No wonder, we might say. It’s an odd way of summarizing what is good news about the Resurrection. For we can easily imagine other takes: praise God, our dear friend is alive again! Since Jesus is risen from the dead, we now have proof that death is not the end! Or: Now the true Messiah has given us supernatural power over our enemies, so we can drive out the Romans with the power of God on our side!

Instead, we get this claim about judgment.

But Jesus has prepped us, and the disciples, at least a bit. Back in John 12, he said, “Now is the judgment of this world, now shall the ruler of this world be cast out.” Those are fighting words, just the sort that zealots in first-century Judea wanted to hear, but for Peter and the disciples, it seems that the evidence of this judgment and this casting out is clear only after the Lord’s death and resurrection.

For it turns out that the enemy wasn’t the Romans. It wasn’t even the Pharisees or the Sadducees or the Herodians or any of the other bad actors on the scene. The enemy was hell and death, sin and the devil. The enemy was the depravity and corruption of human nature.

As we sing in the Easter sequence:

Death and life have contended
In that combat stupendous:
The Prince of Life, who died,
reigns immortal.

Or, as St. Chrysostom puts it in his famous homily: “Hell took a body, and found God.”

For Peter, the good news is that Christ is the victor in this fight—have mercy, victor king!—and that he is therefore the judge—the authority—over life and death. This isn’t just some nice observation about life’s resilience, or spring, or good memories about the past. It is a politically dangerous claim that the true authority isn’t Caesar, or Herod, or the chief priests, but this God-Man who has conquered death itself.

“No wonder,” writes Tom Wright, that “the Herods, the Caesars, and the Sadducees of this world, ancient and modern, were and are eager to rule out all possibility of actual resurrection. . . . It is the real world that the tyrants and bullies . . . try to rule by force, only to discover that in order to do so they have to quash all rumors of resurrection, rumors that would imply that their greatest weapons, death and destruction, are not after all omnipotent.” Death is still around—much like that hollow burial shroud.
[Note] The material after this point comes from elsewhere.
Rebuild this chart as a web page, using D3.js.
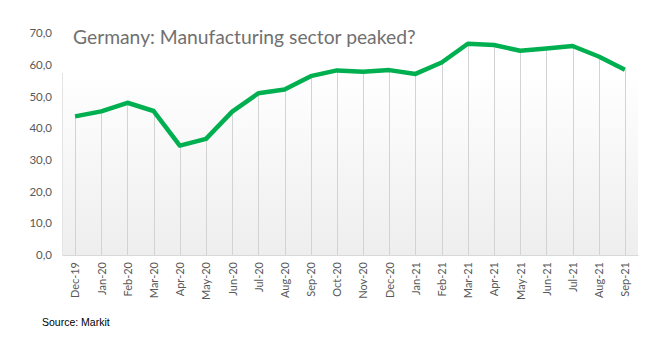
<!DOCTYPE html>
<html><head><meta charset="utf-8">
<script src="https://cdn.jsdelivr.net/npm/d3@7"></script>
<style>body{margin:0;background:#fff}svg{display:block}</style>
</head><body><svg id="c" width="657" height="340"></svg>
<script>
const months = ["Dec-19","Jan-20","Feb-20","Mar-20","Apr-20","May-20","Jun-20","Jul-20","Aug-20","Sep-20","Oct-20","Nov-20","Dec-20","Jan-21","Feb-21","Mar-21","Apr-21","May-21","Jun-21","Jul-21","Aug-21","Sep-21"];
const pmi = [43.7,45.3,48.0,45.4,34.5,36.6,45.2,51.0,52.2,56.4,58.2,57.8,58.3,57.1,60.7,66.6,66.2,64.4,65.1,65.9,62.6,58.4];
const yTicks = [0,10,20,30,40,50,60,70];
const title = "Germany: Manufacturing sector peaked?";
const source = "Source: Markit";

const svg = d3.select("#c");
const L = 62, R = 638, T = 33, B = 255;
const x = d3.scalePoint().domain(months).range([L, R]).padding(0.5);
const y = d3.scaleLinear().domain([0, 70]).range([B, T]);

const defs = svg.append("defs");
const g = defs.append("linearGradient").attr("id","bg").attr("x1",0).attr("x2",0).attr("y1",0).attr("y2",1);
g.append("stop").attr("offset","0%").attr("stop-color","#ffffff");
g.append("stop").attr("offset","100%").attr("stop-color","#eeeeee");
svg.append("rect").attr("x",L).attr("y",73).attr("width",R-L).attr("height",B-73).attr("fill","url(#bg)");
svg.append("line").attr("x1",L+0.5).attr("x2",L+0.5).attr("y1",73).attr("y2",B).attr("stroke","#e4e4e4");

// drop lines
svg.append("g").selectAll("line").data(months).join("line")
  .attr("x1",(d)=>Math.round(x(d))+0.5).attr("x2",(d)=>Math.round(x(d))+0.5)
  .attr("y1",(d,i)=>y(pmi[i])).attr("y2",B)
  .attr("stroke","#d3d3d3").attr("stroke-width",1);

// x axis
const xa = svg.append("g").attr("transform",`translate(0,${B})`).call(d3.axisBottom(x).tickSize(0));
xa.select(".domain").attr("stroke","#d9d9d9");
xa.selectAll("text").attr("transform","rotate(-90)").attr("text-anchor","end")
  .attr("x",-7).attr("y",0).attr("dy","0.35em")
  .attr("font-family","Lato, sans-serif").attr("font-size",11).attr("fill","#595959");

// y axis
const ya = svg.append("g").attr("transform",`translate(52,0)`).call(d3.axisLeft(y).tickValues(yTicks).tickSize(0).tickFormat(d=>d3.format(".1f")(d).replace(".",",")));
ya.select(".domain").remove();
ya.selectAll("text").attr("x",0).attr("font-family","Lato, sans-serif").attr("font-size",11.5).attr("fill","#595959");

// line
svg.append("path").datum(pmi)
  .attr("d", d3.line().x((d,i)=>x(months[i])).y(d=>y(d)))
  .attr("fill","none").attr("stroke","#00b050").attr("stroke-width",4.5).attr("stroke-linejoin","round");

svg.append("text").attr("x",73).attr("y",44).text(title)
  .attr("font-family","Lato, sans-serif").attr("font-size",19.3).attr("fill","#707070");
svg.append("text").attr("x",42).attr("y",326).text(source)
  .attr("font-family","'Liberation Sans', Arial, sans-serif").attr("font-size",10.5).attr("fill","#000");
</script></body></html>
But it has been robbed of its substance. This is the truth that the early Christians lived and died for; had they meant something merely spiritual, merely symbolic, they would have been no threat.

But again we have to insist that Resurrection alone doesn’t fully describe what Peter sees as the good news. The real good news is that the resurrected one, the judge vested with all authority over life and death, is our friend. He is one of us. He is not some distant, impartial figure. He is Mary’s boy from Nazareth. He is the man who healed the blind, the lame, the sick; the man who fed us, who cried with us, who bled with us, and who did it with love and joy, even when we were the ones making him bleed and cry, because he loved us so much. What else in the world really matters if we can really be friends with him?

We could read and fill many books thinking about how the Incarnation, the cross, and the Resurrection reconcile us to God, how they fix the problem of sin and death in battle stupendous. Yet the invitation to Easter isn’t first to understand as much as it is to wonder: to stand in amazement and joy at the offer of eternal friendship with God. Being so amazed, should we not also, like Peter and John, run with wild, childlike enthusiasm toward the Lord?